The proposed multibillion-dollar complex will also include on-site railcar and truck loading, supporting utilities, infrastructure, storage tanks, logistics facilities, and installations for either production or provision of required natural gas, water, air, nitrogen, steam, and electricity to support operation of process units, according to the PTI.

TRANSPORTATION Quick Takes 

Sempra delays Port Arthur LNG FID to 2021 

Sempra Energy has delayed final investment decision on its 13.5-million tonne/year (tpy) Port Arthur LNG liquefaction plant from third-quarter 2020 to 2021 due to current market dynamics. Earlier in 2020, Port Arthur LNG LLC and Bechtel Oil, Gas, and Chemicals Inc. signed a fixed-price EPC contract for Sempra’s Port Arthur LNG liquefaction project under development in Jefferson County, Tex. (OGJ Online, Mar. 3, 2020).

Infraestructura Energética Nova SAB de CV (IEnova), Sempra’s subsidiary in Mexico, meanwhile is actively monitoring market dynamics but, as a result of the current pandemic, Sempra said it is reasonable to expect some of its construction capital to be deferred to 2021 from 2020. IEnova and Sempra LNG are seeking to add liquefaction to the existing Energia Costa Azul regasification terminal in Ensenada, Baja California, Mexico. The project is being developed in two phases with an initial 2.4-million tonne/year Phase 1.

Sempra recently announced that Cameron LNG has reached final commissioning of the 14.95-million tpy Phase 1 of its liquefaction-export project in Hackberry, La., as the third of three liquefaction trains achieved mechanical completion, introduced feed gas, and initiated start-up. The project remains on track to produce LNG from the third and final Phase 1 train in second-quarter 2020 and begin commercial operations in third-quarter 2020.

Cameron LNG began commercial operations of Train 1 and Train 2 in August 2019 and February 2020, respectively.

Sempra indirectly owns 50.2% of Cameron LNG. Cameron LNG is jointly owned by affiliates of Sempra LNG, Total SA., Mitsui & Co. Ltd., and Japan LNG Investment LLC, a company jointly owned by Mitsubishi Corp. and Nippon Yusen Kabushiki Kaisha.

Sempra Energy earned $760 million in first-quarter 2020, compared with first-quarter 2019 earnings of $441 million.

Anchor developers award offshore gas transport to Williams 

Chevron and Total E&P USA Inc. have contracted Williams to provide offshore natural gas transportation services to their joint Anchor development, 140 miles off the coast of Louisiana in the Green Canyon area of the Gulf of Mexico.

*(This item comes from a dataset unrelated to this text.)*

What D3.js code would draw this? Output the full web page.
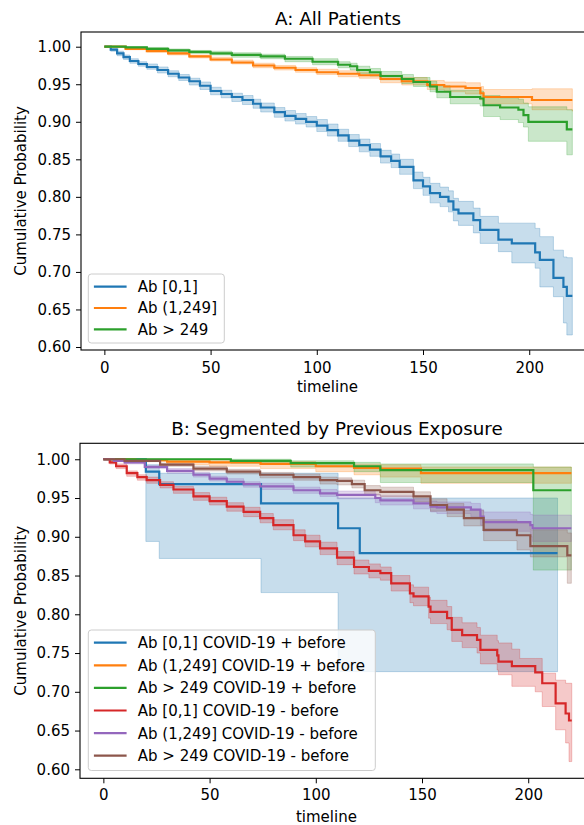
<!DOCTYPE html>
<html>
<head>
<meta charset="utf-8">
<script src="https://cdn.jsdelivr.net/npm/d3@7"></script>
<style>
  html, body { margin: 0; padding: 0; background: #ffffff; }
  svg { display: block; font-family: "DejaVu Sans", sans-serif; }
</style>
</head>
<body>
<script>
// ---------------- DATA ----------------
// rows: [timeline, survival, lower CI, upper CI]
const titleA = "A: All Patients";
const titleB = "B: Segmented by Previous Exposure";
const xLabel = "timeline";
const yLabel = "Cumulative Probability";
const xTicks = [0, 50, 100, 150, 200];
const yTicks = [0.60, 0.65, 0.70, 0.75, 0.80, 0.85, 0.90, 0.95, 1.00];

const namesA = ["Ab [0,1]", "Ab (1,249]", "Ab > 249"];
const namesB = ["Ab [0,1] COVID-19 + before", "Ab (1,249] COVID-19 + before",
                "Ab > 249 COVID-19 + before", "Ab [0,1] COVID-19 - before",
                "Ab (1,249] COVID-19 - before", "Ab > 249 COVID-19 - before"];

const aLow = [
  [0,1,1,1],[3,0.996,0.994,0.998],[6,0.991,0.988,0.994],[9,0.986,0.983,0.989],
  [12,0.981,0.978,0.984],[16,0.977,0.974,0.980],[20,0.973,0.970,0.977],[25,0.969,0.965,0.973],
  [30,0.964,0.960,0.968],[35,0.959,0.955,0.963],[40,0.954,0.949,0.958],[45,0.948,0.943,0.953],
  [50,0.941,0.936,0.946],[55,0.937,0.932,0.942],[60,0.933,0.927,0.938],[65,0.929,0.923,0.935],
  [70,0.924,0.918,0.930],[73.6,0.919,0.913,0.925],[80,0.913,0.906,0.919],[85,0.908,0.901,0.915],
  [90,0.904,0.897,0.911],[95,0.900,0.893,0.907],[100,0.895,0.887,0.903],[105,0.889,0.881,0.897],
  [110,0.882,0.874,0.890],[115,0.875,0.867,0.883],[120,0.869,0.860,0.877],[125,0.863,0.854,0.871],
  [130,0.854,0.845,0.862],[135,0.848,0.839,0.857],[139,0.840,0.830,0.850],[145.5,0.822,0.811,0.833],
  [150,0.814,0.802,0.826],[153.3,0.805,0.792,0.818],[158,0.800,0.787,0.813],[162,0.794,0.780,0.808],
  [164.3,0.783,0.768,0.798],[166.7,0.778,0.762,0.794],[173.7,0.769,0.752,0.785],[176.9,0.756,0.738,0.774],
  [185.5,0.743,0.727,0.765],[191.8,0.738,0.712,0.765],[202.8,0.726,0.705,0.758],[205,0.716,0.680,0.747],
  [211.4,0.692,0.667,0.729],[216.1,0.680,0.632,0.720],[217.7,0.668,0.616,0.719],[220.3,0.668,0.616,0.719]
];
const aMid = [
  [0,1,1,1],[10,0.997,0.996,0.998],[20,0.994,0.993,0.996],[30,0.991,0.989,0.993],
  [40,0.987,0.985,0.989],[50,0.983,0.981,0.986],[60,0.979,0.977,0.982],[70,0.975,0.972,0.978],
  [80,0.972,0.969,0.975],[90,0.969,0.966,0.972],[100,0.966,0.963,0.970],[110,0.964,0.960,0.968],
  [120,0.962,0.958,0.966],[130,0.957,0.952,0.962],[140,0.954,0.949,0.959],[152,0.949,0.943,0.955],
  [160,0.947,0.940,0.953],[170,0.945,0.937,0.952],[177,0.938,0.929,0.947],[178.5,0.933,0.924,0.943],
  [201.3,0.929,0.916,0.944],[220.3,0.929,0.914,0.944]
];
const aHigh = [
  [0,1,1,1],[10,0.999,0.998,1.0],[20,0.997,0.996,0.999],[30,0.995,0.993,0.997],
  [40,0.993,0.991,0.995],[50,0.991,0.989,0.994],[60,0.989,0.986,0.992],[73.6,0.987,0.984,0.990],
  [85,0.984,0.980,0.987],[98,0.980,0.976,0.984],[110,0.976,0.972,0.980],[115.7,0.974,0.969,0.978],
  [119,0.969,0.964,0.974],[125,0.966,0.961,0.971],[130,0.961,0.956,0.967],[140,0.957,0.951,0.963],
  [145.5,0.953,0.947,0.959],[153.3,0.947,0.940,0.954],[156.5,0.940,0.932,0.948],[162.8,0.933,0.924,0.942],
  [176.9,0.931,0.921,0.941],[178.5,0.922,0.907,0.935],[186.3,0.919,0.903,0.932],[194.9,0.916,0.899,0.930],
  [197.3,0.909,0.893,0.925],[199.6,0.900,0.874,0.920],[217.7,0.890,0.856,0.916],[220.3,0.890,0.856,0.916]
];

const bLowPos = [
  [0,1,1,1],[20,0.984,0.894,0.993],[26.3,0.968,0.872,0.982],[74.2,0.943,0.828,0.982],
  [110.5,0.911,0.726,0.950],[120.7,0.879,0.726,0.950],[213.8,0.879,0.726,0.950]
];
const bMidPos = [
  [0,1,1,1],[15,0.999,0.997,1.0],[30,0.997,0.993,0.999],[50,0.996,0.991,0.998],
  [74,0.994,0.988,0.997],[100,0.991,0.984,0.995],[118,0.989,0.980,0.994],[130.4,0.988,0.977,0.993],
  [149.5,0.982,0.969,0.990],[220.3,0.982,0.969,0.990]
];
const bHighPos = [
  [0,1,1,1],[60,0.998,0.995,1.0],[88.2,0.995,0.990,0.998],[118,0.991,0.984,0.996],
  [130.4,0.986,0.970,0.994],[202.4,0.960,0.857,0.990],[220.3,0.960,0.857,0.990]
];
const bLowNeg = [
  [0,1,1,1],[3,0.996,0.994,0.998],[6,0.991,0.988,0.994],[11,0.982,0.978,0.985],
  [16,0.977,0.973,0.980],[20.4,0.973,0.969,0.977],[26.7,0.967,0.963,0.971],[33,0.961,0.956,0.965],
  [42.4,0.952,0.947,0.957],[50,0.946,0.941,0.951],[58.1,0.939,0.933,0.944],[66,0.932,0.926,0.938],
  [73.8,0.924,0.918,0.930],[80,0.915,0.909,0.922],[89.5,0.902,0.895,0.909],[95,0.894,0.887,0.902],
  [102,0.885,0.877,0.893],[110,0.873,0.864,0.881],[118,0.861,0.852,0.870],[125,0.856,0.847,0.865],
  [130.4,0.853,0.844,0.861],[135.5,0.840,0.830,0.850],[144.3,0.827,0.815,0.838],[146,0.823,0.811,0.835],
  [153.1,0.810,0.795,0.822],[154,0.803,0.788,0.818],[161.8,0.795,0.780,0.810],[164,0.780,0.765,0.796],
  [168.9,0.773,0.757,0.789],[175.9,0.767,0.750,0.783],[177.5,0.754,0.736,0.773],[185.4,0.747,0.728,0.766],
  [186,0.739,0.722,0.763],[192.3,0.733,0.707,0.755],[196,0.733,0.707,0.743],[203.3,0.725,0.700,0.743],
  [206.6,0.711,0.681,0.724],[212.9,0.685,0.651,0.715],[217.6,0.672,0.634,0.711],[219.2,0.663,0.610,0.711],
  [220.5,0.663,0.610,0.711]
];
const bMidNeg = [
  [0,1,1,1],[5,0.998,0.997,0.999],[10,0.996,0.994,0.997],[19.5,0.990,0.988,0.992],
  [30,0.985,0.982,0.988],[42.4,0.980,0.977,0.983],[50,0.975,0.972,0.978],[58.1,0.971,0.968,0.975],
  [66,0.968,0.964,0.971],[73.8,0.965,0.961,0.969],[89.5,0.960,0.956,0.964],[102,0.956,0.952,0.961],
  [110,0.954,0.949,0.959],[128,0.950,0.944,0.955],[130.4,0.947,0.941,0.953],[146,0.943,0.936,0.949],
  [154,0.939,0.932,0.946],[157,0.938,0.930,0.945],[173,0.935,0.926,0.943],[177.5,0.926,0.915,0.935],
  [179,0.919,0.907,0.932],[201,0.915,0.900,0.929],[202,0.911,0.894,0.928],[220.3,0.911,0.894,0.928]
];
const bHighNeg = [
  [0,1,1,1],[10,0.998,0.997,0.999],[26.7,0.993,0.991,0.995],[42.4,0.988,0.985,0.991],
  [58.1,0.984,0.981,0.987],[73.8,0.980,0.976,0.983],[89.5,0.977,0.973,0.981],[102,0.973,0.968,0.977],
  [110,0.972,0.967,0.976],[117,0.968,0.963,0.973],[123,0.960,0.954,0.966],[130.4,0.958,0.952,0.964],
  [146,0.952,0.945,0.958],[154,0.941,0.933,0.949],[161.8,0.935,0.926,0.943],[169.7,0.924,0.914,0.934],
  [179,0.909,0.895,0.922],[194.7,0.902,0.883,0.918],[201,0.888,0.874,0.909],[218.4,0.876,0.840,0.905],
  [220.3,0.876,0.840,0.905]
];

// ---------------- STYLE ----------------
const palette = ["#1f77b4", "#ff7f0e", "#2ca02c", "#d62728", "#9467bd", "#8c564b"];
const FONT = 15;

const svg = d3.select("body").append("svg")
  .attr("width", 584).attr("height", 825);

function drawPanel(opt) {
  const x = d3.scaleLinear().domain([-11, 231.2]).range([opt.left, opt.left + 514.5]);
  const y = d3.scaleLinear().domain(opt.yDomain).range([opt.bottom, opt.top]);
  const g = svg.append("g");

  // CI bands (drawn below all lines)
  const area = d3.area().curve(d3.curveStepAfter)
    .x(d => x(d[0])).y0(d => y(d[2])).y1(d => y(d[3]));
  opt.series.forEach((s, i) => {
    g.append("path").attr("d", area(s))
      .attr("fill", palette[i]).attr("fill-opacity", 0.25)
      .attr("stroke", palette[i]).attr("stroke-opacity", 0.25).attr("stroke-width", 1);
  });
  // survival lines
  const line = d3.line().curve(d3.curveStepAfter).x(d => x(d[0])).y(d => y(d[1]));
  opt.series.forEach((s, i) => {
    g.append("path").attr("d", line(s)).attr("fill", "none")
      .attr("stroke", palette[i]).attr("stroke-width", 2.2);
  });

  // axes
  const ax = g.append("g").attr("transform", `translate(0,${opt.bottom})`)
    .call(d3.axisBottom(x).tickValues(xTicks).tickFormat(d3.format("d"))
      .tickSize(5).tickSizeOuter(0).tickPadding(4));
  const ay = g.append("g").attr("transform", `translate(${opt.left},0)`)
    .call(d3.axisLeft(y).tickValues(yTicks).tickFormat(d3.format(".2f"))
      .tickSize(5).tickSizeOuter(0).tickPadding(5));
  [ax, ay].forEach(a => {
    a.select(".domain").remove();
    a.selectAll("text").attr("font-size", FONT).attr("fill", "#000")
      .attr("font-family", "DejaVu Sans");
    a.selectAll("line").attr("stroke", "#000").attr("stroke-width", 1);
  });
  ax.selectAll("text").attr("dy", null).attr("y", opt.tickBase - opt.bottom)
    .attr("dominant-baseline", "alphabetic");

  // spines
  g.append("rect").attr("x", opt.left).attr("y", opt.top)
    .attr("width", 514.5).attr("height", opt.bottom - opt.top)
    .attr("fill", "none").attr("stroke", "#000").attr("stroke-width", 1.1);

  // labels
  g.append("text").attr("x", x(105)).attr("y", opt.xLabBase)
    .attr("text-anchor", "middle").attr("font-size", FONT).text(xLabel);
  g.append("text").attr("transform", `translate(26,${(opt.top + opt.bottom) / 2}) rotate(-90)`)
    .attr("text-anchor", "middle").attr("font-size", FONT).text(yLabel);
  g.append("text").attr("x", opt.left + 257).attr("y", opt.titleBase)
    .attr("text-anchor", "middle").attr("font-size", 18.3).text(opt.title);

  // legend
  const L = opt.legend;
  const lg = g.append("g");
  lg.append("rect").attr("x", L.x).attr("y", L.y).attr("width", L.w).attr("height", L.h)
    .attr("rx", 3).attr("fill", "#fff").attr("fill-opacity", 0.8)
    .attr("stroke", "#cccccc").attr("stroke-width", 1);
  opt.names.forEach((n, i) => {
    const cy = L.y + L.first + i * L.step;
    lg.append("line").attr("x1", L.x + 5.6).attr("x2", L.x + 38.3)
      .attr("y1", cy).attr("y2", cy).attr("stroke", palette[i]).attr("stroke-width", 2.2);
    lg.append("text").attr("x", L.x + 49.5).attr("y", cy + 5.4)
      .attr("font-size", FONT).text(n);
  });
}

drawPanel({
  title: titleA, names: namesA, series: [aLow, aMid, aHigh],
  left: 81, top: 32, bottom: 350, yDomain: [0.596, 1.0196],
  tickBase: 372.7, xLabBase: 391.7, titleBase: 25,
  legend: {x: 88.3, y: 274, w: 136, h: 69, first: 12.7, step: 21.3}
});
drawPanel({
  title: titleB, names: namesB,
  series: [bLowPos, bMidPos, bHighPos, bLowNeg, bMidNeg, bHighNeg],
  left: 80, top: 443.3, bottom: 778.3, yDomain: [0.5884, 1.0206],
  tickBase: 800.2, xLabBase: 821.7, titleBase: 435,
  legend: {x: 88.3, y: 630, w: 287, h: 140.5, first: 12.7, step: 22.6}
});
</script>
</body>
</html>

Chevron plans to drill multiple wells and construct a floating production platform capable of handling rich natural gas and oil production from the Anchor development. Williams will leverage existing infrastructure to transport Anchor’s natural gas production to the Discovery system, of which Williams is 60% owner and operator and DCP Midstream is 40% owner. The rich natural gas will be transported to Discovery’s 600-MMcfd processing plant in Larose, La., and the NGL will be fractionated and marketed at Discovery’s 35,000-b/d Paradis plant in Louisiana.

Anchor’s partners expect it to come online first-half 2024. In water depths of 5,000 ft (1,524 m), Stage 1 development of the project will consist of a seven-well subsea development and semi-submersible floating production unit (FPU).

The planned FPU has a design capacity of 75,000 b/d of crude oil and 28 MMcfd of natural gas. Total potentially recoverable resources for Anchor are estimated to exceed 440 million boe.

Chevron, through its subsidiary Chevron USA Inc., is operator and holds a 62.86% working interest in the Anchor project. Co-owner Total E&P USA Inc. holds 37.14% working interest.